» GIVEN MATERIAL:
::::

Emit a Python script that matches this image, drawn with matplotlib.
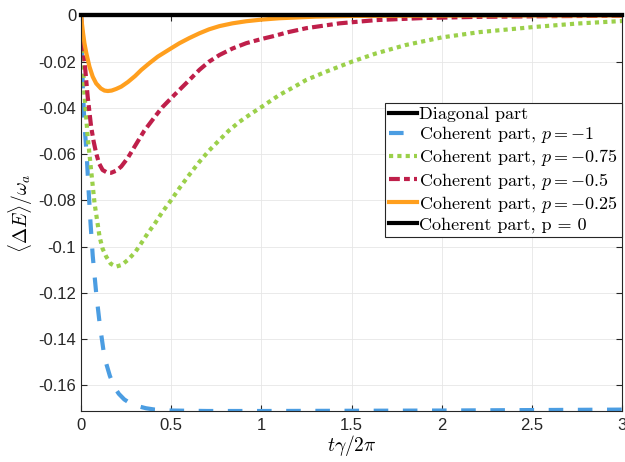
import numpy as np
import matplotlib
matplotlib.use("Agg")
from matplotlib import pyplot as plt

plt.rcParams['mathtext.fontset'] = 'cm'
plt.rcParams['axes.unicode_minus'] = False

# curves
t_diag = [0, 3]
e_diag = [0, 0]

t_p1 = [0, 0.01, 0.019, 0.032, 0.042, 0.053, 0.065, 0.084, 0.103, 0.13, 0.16, 0.186,
        0.21, 0.24, 0.27, 0.30, 0.36, 0.41, 0.5, 0.7, 1.0, 1.5, 2.0, 2.5, 3.0]
e_p1 = [0, -0.031, -0.047, -0.061, -0.0755, -0.090, -0.104, -0.120, -0.133, -0.148,
        -0.156, -0.161, -0.1638, -0.1662, -0.1677, -0.1688, -0.1700, -0.1706, -0.1710,
        -0.1712, -0.1712, -0.1711, -0.1710, -0.1708, -0.1706]

t_p075 = [0, 0.01, 0.019, 0.037, 0.056, 0.075, 0.09, 0.103, 0.12, 0.14, 0.165, 0.195,
          0.225, 0.26, 0.3, 0.334, 0.37, 0.41, 0.45, 0.5, 0.546, 0.6, 0.657, 0.71, 0.768,
          0.82, 0.879, 0.94, 1.003, 1.1, 1.18, 1.249, 1.36, 1.502, 1.637, 1.80, 2.0, 2.21,
          2.51, 2.75, 3.0]
e_p075 = [0, -0.019, -0.034, -0.0525, -0.0669, -0.0812, -0.089, -0.0958, -0.101, -0.1044,
          -0.1075, -0.1087, -0.1080, -0.1058, -0.1025, -0.0986, -0.0943, -0.0900, -0.0852,
          -0.0799, -0.0747, -0.0690, -0.0633, -0.0585, -0.0539, -0.0498, -0.0460, -0.0427,
          -0.0395, -0.0344, -0.0310, -0.0279, -0.0243, -0.0200, -0.0164, -0.0128, -0.0095,
          -0.0072, -0.0050, -0.0035, -0.0024]

t_p05 = [0, 0.01, 0.019, 0.037, 0.056, 0.07, 0.084, 0.10, 0.12, 0.145, 0.167, 0.195,
         0.223, 0.26, 0.297, 0.35, 0.41, 0.45, 0.5, 0.546, 0.6, 0.657, 0.71, 0.768, 0.84,
         0.916, 1.0, 1.064, 1.15, 1.249, 1.434, 1.637, 1.9, 2.2, 2.6, 3.0]
e_p05 = [0, -0.011, -0.0193, -0.0351, -0.0481, -0.0545, -0.0596, -0.0640, -0.0669, -0.0680,
         -0.0681, -0.0672, -0.0654, -0.0616, -0.0568, -0.0500, -0.0438, -0.0398, -0.0358,
         -0.0322, -0.0280, -0.0235, -0.0200, -0.0171, -0.0143, -0.0120, -0.0102, -0.0090,
         -0.0072, -0.0055, -0.0034, -0.0020, -0.0011, -0.0006, -0.0003, -0.0001]

t_p025 = [0, 0.01, 0.019, 0.03, 0.047, 0.065, 0.084, 0.11, 0.13, 0.149, 0.17, 0.195, 0.223,
          0.26, 0.3, 0.334, 0.38, 0.426, 0.5, 0.546, 0.6, 0.657, 0.71, 0.768, 0.84, 0.916,
          1.0, 1.1, 1.3, 1.5, 1.8, 2.2, 3.0]
e_p025 = [0, -0.0068, -0.012, -0.0165, -0.0222, -0.0265, -0.0294, -0.0316, -0.0325, -0.0327,
          -0.0325, -0.0318, -0.0308, -0.0288, -0.0262, -0.0236, -0.0206, -0.0178, -0.0142,
          -0.0120, -0.0098, -0.0077, -0.0060, -0.0046, -0.0034, -0.0025, -0.0018, -0.0012,
          -0.0005, -0.0002, -0.0001, 0, 0]

t_p0 = [0, 3]
e_p0 = [0, 0]

xticks = [0, 0.5, 1, 1.5, 2, 2.5, 3]
xticklabels = ['0', '0.5', '1', '1.5', '2', '2.5', '3']
yticks = [0, -0.02, -0.04, -0.06, -0.08, -0.1, -0.12, -0.14, -0.16]
yticklabels = ['0', '-0.02', '-0.04', '-0.06', '-0.08', '-0.1', '-0.12', '-0.14', '-0.16']

fig = plt.figure(figsize=(6.25, 4.62), dpi=100)
ax = fig.add_axes([0.1296, 0.1104, 0.8656, 0.8561])

lw = 3
ax.plot(t_diag, e_diag, color='black', lw=lw, zorder=5, clip_on=False, label='Diagonal part')
ax.plot(t_p1, e_p1, color='#4b9de2', lw=lw, ls=(0, (3.5, 3.5)), label='Coherent part, $p=-1$')
ax.plot(t_p075, e_p075, color='#9bd04a', lw=lw, ls=(0, (1, 1)), label='Coherent part, $p=-0.75$')
ax.plot(t_p05, e_p05, color='#bf1f4a', lw=lw, ls=(0, (2.6, 1, 1.4, 1)), label='Coherent part, $p=-0.5$')
ax.plot(t_p025, e_p025, color='#ff9f1e', lw=lw, label='Coherent part, $p=-0.25$')
ax.plot(t_p0, e_p0, color='black', lw=lw, zorder=5, clip_on=False, label='Coherent part, p = 0')

ax.set_xlim(0, 3)
ax.set_ylim(-0.1712, 0)
ax.set_xticks(xticks)
ax.set_xticklabels(xticklabels)
ax.set_yticks(yticks)
ax.set_yticklabels(yticklabels)

ax.grid(True, color='#e6e6e6', lw=0.6)
ax.set_axisbelow(True)
ax.tick_params(direction='in', top=True, right=True, length=4, width=0.8,
               colors='#262626', labelsize=12)
for lbl in ax.get_xticklabels() + ax.get_yticklabels():
    lbl.set_fontfamily('Liberation Sans')
for s in ax.spines.values():
    s.set_color('#262626')
    s.set_linewidth(0.8)
ax.tick_params(axis='x', pad=5)

ax.set_xlabel(r'$t\gamma/2\pi$', fontsize=14, labelpad=0)
ax.set_ylabel(r'$\langle\Delta E\rangle/\omega_a$', fontsize=14, labelpad=2)

leg = ax.legend(loc='upper right', bbox_to_anchor=(1.0, 0.779), borderaxespad=0,
                prop={'family': 'cmr10', 'size': 13}, handlelength=1.55, handletextpad=0.15,
                labelspacing=0.12, borderpad=0.2, fancybox=False, framealpha=1,
                edgecolor='#262626')
leg.get_frame().set_linewidth(0.8)

fig.savefig('out.png', dpi=100)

::::

» YOUR INSTRUCTIONS: Return the material line for line, from its beginning to the line that contains "e_diag = [0, 0]", with the pictures left out.

» COMPLETED EXERCISE:
Emit a Python script that matches this image, drawn with matplotlib.
import numpy as np
import matplotlib
matplotlib.use("Agg")
from matplotlib import pyplot as plt

plt.rcParams['mathtext.fontset'] = 'cm'
plt.rcParams['axes.unicode_minus'] = False

# curves
t_diag = [0, 3]
e_diag = [0, 0]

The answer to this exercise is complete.